Scouting grades: Fastball: 55 | Slider: 50 | Changeup: 45 | Control: 50 | Overall: 45

Most sidearm and submarine pitchers rely heavily on their deception to help improve what usually is below-average stuff. ... Blackwood’s velocity is atypical compared to hurlers with a similar arm slot, as he’ll sit at 91-93 mph with heavy sink that results in extreme ground-ball contact but few whiffs.
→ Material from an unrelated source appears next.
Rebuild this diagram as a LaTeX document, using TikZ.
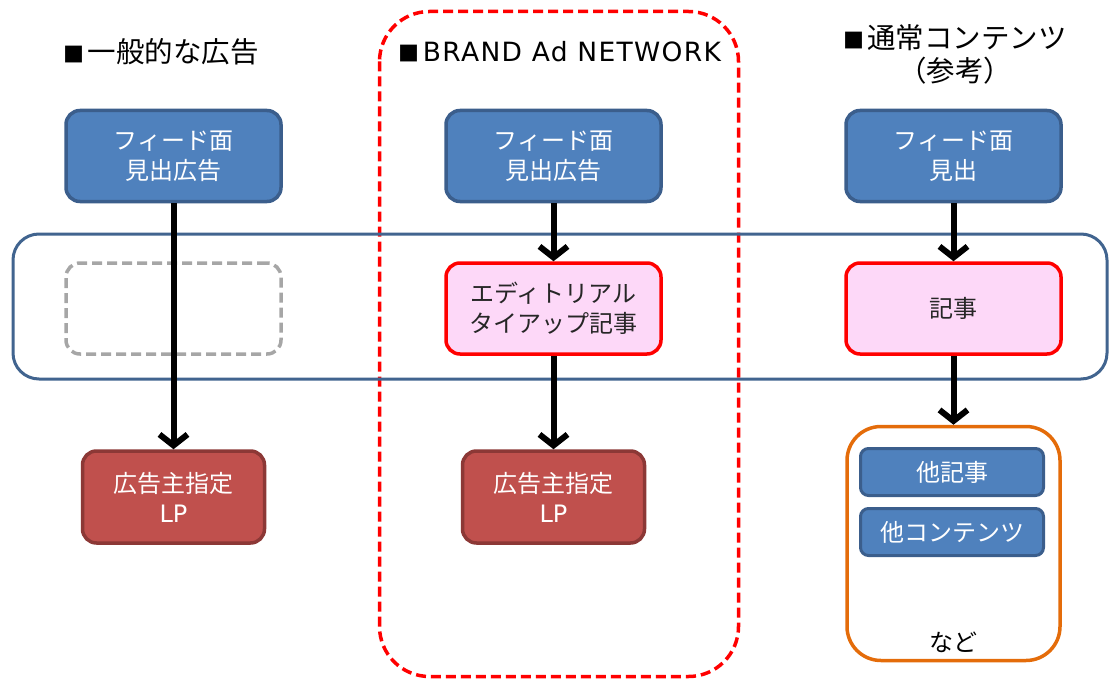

He pairs it with an average breaking ball as well as a changeup, both of which play up on account of his tremendous deception, although he’ll need to develop the latter in order to be successful against lefties.

With an ideal fastball-breaking ball combo that helped him limit right-handed hitters to a .167 average in the California League, Blackwood could be a fast riser through the Minor Leagues.

* * *

Casey Meisner, RHP

Expected level: Double-A | Age 23

2017 stats (A+): 3.98 ERA, 74⅔ip, 80 Ks, 20 BB, 9 HR, 4.30 FIP
2017 stats (AA): 4.12 ERA, 59 ip, 37 Ks, 27 BB, 4 HR, 4.77 FIP

MLB Pipeline grades and MLB Pipeline scouting report:

Scouting grades: Fastball: 55 | Curveball: 55 | Changeup: 45 | Control: 45 | Overall: 45

Meisner’s velocity began to tick up in 2015, with the right-hander sitting at 90-93 mph and at times bumped the mid-90s, but adopting a lower arm slot last season negated that progress while also changing the shape and angle of his curveball and hindering his control. While velocity has been better in 2017, Meisner has been inefficient in using his height to create downhill plane to the plate.

Meisner’s size and durability bode well for him becoming an back-of-the-rotation innings-eater, possibly more if his stuff and control return in full.

* * *

Alexander Campos, SS

Expected level: Rookie Ball | Age 18

2017 stats (RK): 254 PAs, 136 wRC+, 2 HR, 16.1% BB, 15.4% Ks

MLB Pipeline grades and MLB Pipeline scouting report:

Scouting grades: Hit: 50 | Power: 35 | Run: 55 | Arm: 55 | Field: 55 | Overall: 45

Evaluators believe Campos has the potential to stick at shortstop. He’s an athletic and instinctual defender with good actions and the necessary arm strength for the position. Campos’ above-average speed translates on both sides of the ball, though he has gains to make as a baserunner. At the plate, the right-handed hitter is short to the ball and has good feel for the barrel, resulting in lots of line drives and some gap power, and he already has shown on-base skills with an advanced approach.

Campos has started to grow into his athletic frame since signing and should continue to tack on good strength. His defense-speed combination at an up-the-middle position gives him a possible floor as a big league reserve, though further progress at the plate could very well thrust him into the conversation as an everyday player.

* * *

Dalton Sawyer, LHP

Expected level: Double-A? | Age 24

2017 stats (A): 2.25 ERA, 56 ip, 64 Ks, 21 BB, 3 HR, 3.14 FIP
2017 stats (A+): 3.68 ERA, 66 ip, 74 Ks, 20 BB, 12 HR, 5.17 FIP
2017 note: Also made 2 emergency spot starts in Triple-A

Scouting report from Melissa Lockard at Oakland Clubhouse (link):

As a starter, Sawyer’s fastball sits in the 88-92 MPH range, but he has been clocked as high as 94 MPH as a reliever. He hides the ball well and his fastball tends to get on hitters quicker than most pitchers who throw it in a similar velocity range. Sawyer’s change-up sits in the low-80s and has downward action. ...

How Sawyer’s breaking ball develops will go a long way towards determining whether he stays in the rotation or moves into a left-handed relief specialist role out of the bullpen. ... Sawyer throws a hybrid breaking ball that could be called a slider or a curveball. It’s a big bender that also moves from one side of the plate to the other. The pitch is inconsistent, but it is an effective swing-and-miss pitch when Sawyer is throwing it well. ...

A’s minor league pitching coordinator Gil Patterson saw a lot of Chris Sale in Sawyer’s tall left-handed frame and three-quarters release. Patterson and Stockton pitching coach Steve Connelly worked with Sawyer towards the end of the season on a tweak to make Sawyer’s motion even closer to Sale’s.